## Start ROWS

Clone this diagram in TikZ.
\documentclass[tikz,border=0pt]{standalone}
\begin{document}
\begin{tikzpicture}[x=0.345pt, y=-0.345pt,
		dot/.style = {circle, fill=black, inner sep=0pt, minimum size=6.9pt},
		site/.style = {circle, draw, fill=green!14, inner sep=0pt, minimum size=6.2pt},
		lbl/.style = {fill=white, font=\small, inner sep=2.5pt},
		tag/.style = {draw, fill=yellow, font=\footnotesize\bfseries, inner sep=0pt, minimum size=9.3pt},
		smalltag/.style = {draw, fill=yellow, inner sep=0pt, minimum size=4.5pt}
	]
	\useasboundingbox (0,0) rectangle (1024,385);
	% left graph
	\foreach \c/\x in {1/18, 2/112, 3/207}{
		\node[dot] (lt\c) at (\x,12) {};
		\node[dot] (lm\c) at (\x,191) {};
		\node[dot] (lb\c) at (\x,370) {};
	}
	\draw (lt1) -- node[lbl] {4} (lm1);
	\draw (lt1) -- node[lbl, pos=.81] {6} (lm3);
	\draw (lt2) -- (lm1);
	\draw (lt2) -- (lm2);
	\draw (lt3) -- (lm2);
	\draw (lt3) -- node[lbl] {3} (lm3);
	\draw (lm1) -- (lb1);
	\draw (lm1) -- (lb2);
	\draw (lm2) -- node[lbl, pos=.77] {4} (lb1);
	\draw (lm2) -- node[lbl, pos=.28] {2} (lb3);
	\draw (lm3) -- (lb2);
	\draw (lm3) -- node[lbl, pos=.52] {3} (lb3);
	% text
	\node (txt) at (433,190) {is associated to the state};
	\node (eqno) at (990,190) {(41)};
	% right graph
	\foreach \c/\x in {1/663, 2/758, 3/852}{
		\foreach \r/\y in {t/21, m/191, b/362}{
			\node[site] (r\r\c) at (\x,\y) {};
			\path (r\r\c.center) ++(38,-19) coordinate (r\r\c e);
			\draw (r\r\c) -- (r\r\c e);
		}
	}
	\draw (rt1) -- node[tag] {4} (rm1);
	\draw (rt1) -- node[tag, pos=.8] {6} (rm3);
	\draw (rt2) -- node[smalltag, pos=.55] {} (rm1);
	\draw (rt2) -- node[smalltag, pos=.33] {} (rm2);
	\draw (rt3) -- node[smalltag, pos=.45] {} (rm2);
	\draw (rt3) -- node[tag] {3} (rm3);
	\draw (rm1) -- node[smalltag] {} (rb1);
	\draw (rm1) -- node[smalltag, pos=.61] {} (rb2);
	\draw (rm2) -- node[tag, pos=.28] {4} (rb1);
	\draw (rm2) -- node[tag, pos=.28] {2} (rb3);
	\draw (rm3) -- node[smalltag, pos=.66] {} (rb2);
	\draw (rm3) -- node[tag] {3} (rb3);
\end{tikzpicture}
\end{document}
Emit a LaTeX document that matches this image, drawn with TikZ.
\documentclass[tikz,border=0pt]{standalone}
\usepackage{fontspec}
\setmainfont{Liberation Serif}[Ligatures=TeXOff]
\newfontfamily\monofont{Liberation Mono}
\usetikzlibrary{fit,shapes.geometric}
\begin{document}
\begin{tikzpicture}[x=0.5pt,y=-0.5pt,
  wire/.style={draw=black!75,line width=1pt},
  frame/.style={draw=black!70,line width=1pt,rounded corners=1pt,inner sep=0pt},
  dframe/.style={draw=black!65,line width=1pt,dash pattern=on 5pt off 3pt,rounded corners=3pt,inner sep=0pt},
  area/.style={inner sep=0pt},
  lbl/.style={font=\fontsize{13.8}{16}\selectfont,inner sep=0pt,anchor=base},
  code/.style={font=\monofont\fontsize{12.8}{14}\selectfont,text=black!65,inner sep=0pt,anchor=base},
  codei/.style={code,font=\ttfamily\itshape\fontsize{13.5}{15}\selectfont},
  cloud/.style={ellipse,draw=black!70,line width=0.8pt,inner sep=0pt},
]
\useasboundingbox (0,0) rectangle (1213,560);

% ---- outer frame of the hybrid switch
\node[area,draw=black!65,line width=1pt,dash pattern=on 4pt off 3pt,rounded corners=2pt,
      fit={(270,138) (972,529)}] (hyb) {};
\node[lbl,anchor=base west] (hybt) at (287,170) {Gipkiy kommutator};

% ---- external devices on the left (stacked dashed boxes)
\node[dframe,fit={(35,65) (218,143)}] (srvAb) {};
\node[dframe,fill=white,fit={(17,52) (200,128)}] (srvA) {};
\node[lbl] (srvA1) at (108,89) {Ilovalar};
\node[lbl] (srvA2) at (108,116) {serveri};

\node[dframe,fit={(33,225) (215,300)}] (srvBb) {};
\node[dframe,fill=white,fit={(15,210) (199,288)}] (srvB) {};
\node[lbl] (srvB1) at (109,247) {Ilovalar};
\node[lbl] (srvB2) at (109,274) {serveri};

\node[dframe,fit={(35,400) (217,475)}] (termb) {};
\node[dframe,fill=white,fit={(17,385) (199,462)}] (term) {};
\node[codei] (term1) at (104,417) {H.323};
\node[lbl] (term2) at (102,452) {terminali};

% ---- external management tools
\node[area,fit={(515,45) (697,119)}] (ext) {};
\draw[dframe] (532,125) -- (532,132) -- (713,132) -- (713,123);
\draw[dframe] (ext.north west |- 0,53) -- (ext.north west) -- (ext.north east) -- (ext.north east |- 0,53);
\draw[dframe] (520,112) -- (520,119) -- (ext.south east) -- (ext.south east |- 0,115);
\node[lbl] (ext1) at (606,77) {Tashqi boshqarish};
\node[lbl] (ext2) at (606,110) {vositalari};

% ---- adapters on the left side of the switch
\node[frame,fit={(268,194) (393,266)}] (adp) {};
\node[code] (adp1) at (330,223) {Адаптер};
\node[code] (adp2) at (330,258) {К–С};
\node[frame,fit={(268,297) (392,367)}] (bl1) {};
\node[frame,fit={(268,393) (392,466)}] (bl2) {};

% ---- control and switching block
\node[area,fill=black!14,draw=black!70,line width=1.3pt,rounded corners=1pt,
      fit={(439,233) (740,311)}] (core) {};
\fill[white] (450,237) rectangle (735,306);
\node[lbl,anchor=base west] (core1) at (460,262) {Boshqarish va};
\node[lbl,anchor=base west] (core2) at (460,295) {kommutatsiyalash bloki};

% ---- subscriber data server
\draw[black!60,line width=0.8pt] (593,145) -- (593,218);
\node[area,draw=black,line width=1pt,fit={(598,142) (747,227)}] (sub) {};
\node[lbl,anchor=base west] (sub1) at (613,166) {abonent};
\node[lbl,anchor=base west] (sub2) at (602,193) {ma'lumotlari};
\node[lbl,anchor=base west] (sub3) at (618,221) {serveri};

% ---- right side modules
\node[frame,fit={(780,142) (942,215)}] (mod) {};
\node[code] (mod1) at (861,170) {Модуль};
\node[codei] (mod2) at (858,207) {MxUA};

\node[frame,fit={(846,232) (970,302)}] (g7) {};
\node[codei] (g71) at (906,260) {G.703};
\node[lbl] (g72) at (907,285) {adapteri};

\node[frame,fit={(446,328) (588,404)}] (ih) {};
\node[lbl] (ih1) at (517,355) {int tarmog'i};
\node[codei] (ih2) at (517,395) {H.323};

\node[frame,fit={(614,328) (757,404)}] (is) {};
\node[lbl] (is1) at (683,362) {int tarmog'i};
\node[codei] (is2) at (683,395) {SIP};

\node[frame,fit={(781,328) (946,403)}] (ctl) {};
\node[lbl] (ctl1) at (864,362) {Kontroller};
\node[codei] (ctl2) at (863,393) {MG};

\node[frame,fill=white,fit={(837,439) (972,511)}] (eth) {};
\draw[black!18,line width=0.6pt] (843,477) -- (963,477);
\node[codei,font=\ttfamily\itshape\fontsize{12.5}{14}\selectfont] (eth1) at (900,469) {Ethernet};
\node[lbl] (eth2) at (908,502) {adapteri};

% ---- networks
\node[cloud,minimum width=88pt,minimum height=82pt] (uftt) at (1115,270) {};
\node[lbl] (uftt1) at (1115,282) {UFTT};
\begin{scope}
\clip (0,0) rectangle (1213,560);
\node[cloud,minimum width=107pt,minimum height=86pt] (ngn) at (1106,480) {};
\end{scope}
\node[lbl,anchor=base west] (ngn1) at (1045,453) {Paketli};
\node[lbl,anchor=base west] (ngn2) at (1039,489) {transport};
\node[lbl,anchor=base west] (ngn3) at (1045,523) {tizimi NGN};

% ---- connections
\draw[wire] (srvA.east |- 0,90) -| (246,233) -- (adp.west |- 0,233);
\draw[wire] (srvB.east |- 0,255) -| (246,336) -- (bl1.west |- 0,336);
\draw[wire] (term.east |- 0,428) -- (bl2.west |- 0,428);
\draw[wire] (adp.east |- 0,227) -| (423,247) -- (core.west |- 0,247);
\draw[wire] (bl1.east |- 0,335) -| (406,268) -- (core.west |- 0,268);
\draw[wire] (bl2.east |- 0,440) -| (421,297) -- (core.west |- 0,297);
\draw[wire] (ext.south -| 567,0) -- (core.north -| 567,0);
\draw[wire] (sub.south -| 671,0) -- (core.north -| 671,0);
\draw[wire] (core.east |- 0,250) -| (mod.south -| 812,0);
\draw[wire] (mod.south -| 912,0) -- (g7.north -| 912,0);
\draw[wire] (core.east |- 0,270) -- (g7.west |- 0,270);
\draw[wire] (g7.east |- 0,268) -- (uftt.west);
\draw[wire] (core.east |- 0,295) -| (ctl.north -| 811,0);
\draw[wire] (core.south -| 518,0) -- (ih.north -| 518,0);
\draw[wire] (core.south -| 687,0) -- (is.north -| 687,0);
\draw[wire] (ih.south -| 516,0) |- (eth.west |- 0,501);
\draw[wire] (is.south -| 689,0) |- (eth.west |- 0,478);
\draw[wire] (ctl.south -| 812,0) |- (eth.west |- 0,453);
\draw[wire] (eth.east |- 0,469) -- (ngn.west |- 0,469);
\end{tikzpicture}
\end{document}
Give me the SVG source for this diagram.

## End ROWS

▶ [INSTRUCTIONS FOR THE TASK] Retype the records above, but only those lines that fall between the line containing "Emit a LaTeX" and the line containing "(srvB2) at (109,274)", with both of those lines included, exactly as written.

▶ [EXERCISE RESULT]
Emit a LaTeX document that matches this image, drawn with TikZ.
\documentclass[tikz,border=0pt]{standalone}
\usepackage{fontspec}
\setmainfont{Liberation Serif}[Ligatures=TeXOff]
\newfontfamily\monofont{Liberation Mono}
\usetikzlibrary{fit,shapes.geometric}
\begin{document}
\begin{tikzpicture}[x=0.5pt,y=-0.5pt,
  wire/.style={draw=black!75,line width=1pt},
  frame/.style={draw=black!70,line width=1pt,rounded corners=1pt,inner sep=0pt},
  dframe/.style={draw=black!65,line width=1pt,dash pattern=on 5pt off 3pt,rounded corners=3pt,inner sep=0pt},
  area/.style={inner sep=0pt},
  lbl/.style={font=\fontsize{13.8}{16}\selectfont,inner sep=0pt,anchor=base},
  code/.style={font=\monofont\fontsize{12.8}{14}\selectfont,text=black!65,inner sep=0pt,anchor=base},
  codei/.style={code,font=\ttfamily\itshape\fontsize{13.5}{15}\selectfont},
  cloud/.style={ellipse,draw=black!70,line width=0.8pt,inner sep=0pt},
]
\useasboundingbox (0,0) rectangle (1213,560);

% ---- outer frame of the hybrid switch
\node[area,draw=black!65,line width=1pt,dash pattern=on 4pt off 3pt,rounded corners=2pt,
      fit={(270,138) (972,529)}] (hyb) {};
\node[lbl,anchor=base west] (hybt) at (287,170) {Gipkiy kommutator};

% ---- external devices on the left (stacked dashed boxes)
\node[dframe,fit={(35,65) (218,143)}] (srvAb) {};
\node[dframe,fill=white,fit={(17,52) (200,128)}] (srvA) {};
\node[lbl] (srvA1) at (108,89) {Ilovalar};
\node[lbl] (srvA2) at (108,116) {serveri};

\node[dframe,fit={(33,225) (215,300)}] (srvBb) {};
\node[dframe,fill=white,fit={(15,210) (199,288)}] (srvB) {};
\node[lbl] (srvB1) at (109,247) {Ilovalar};
\node[lbl] (srvB2) at (109,274) {serveri};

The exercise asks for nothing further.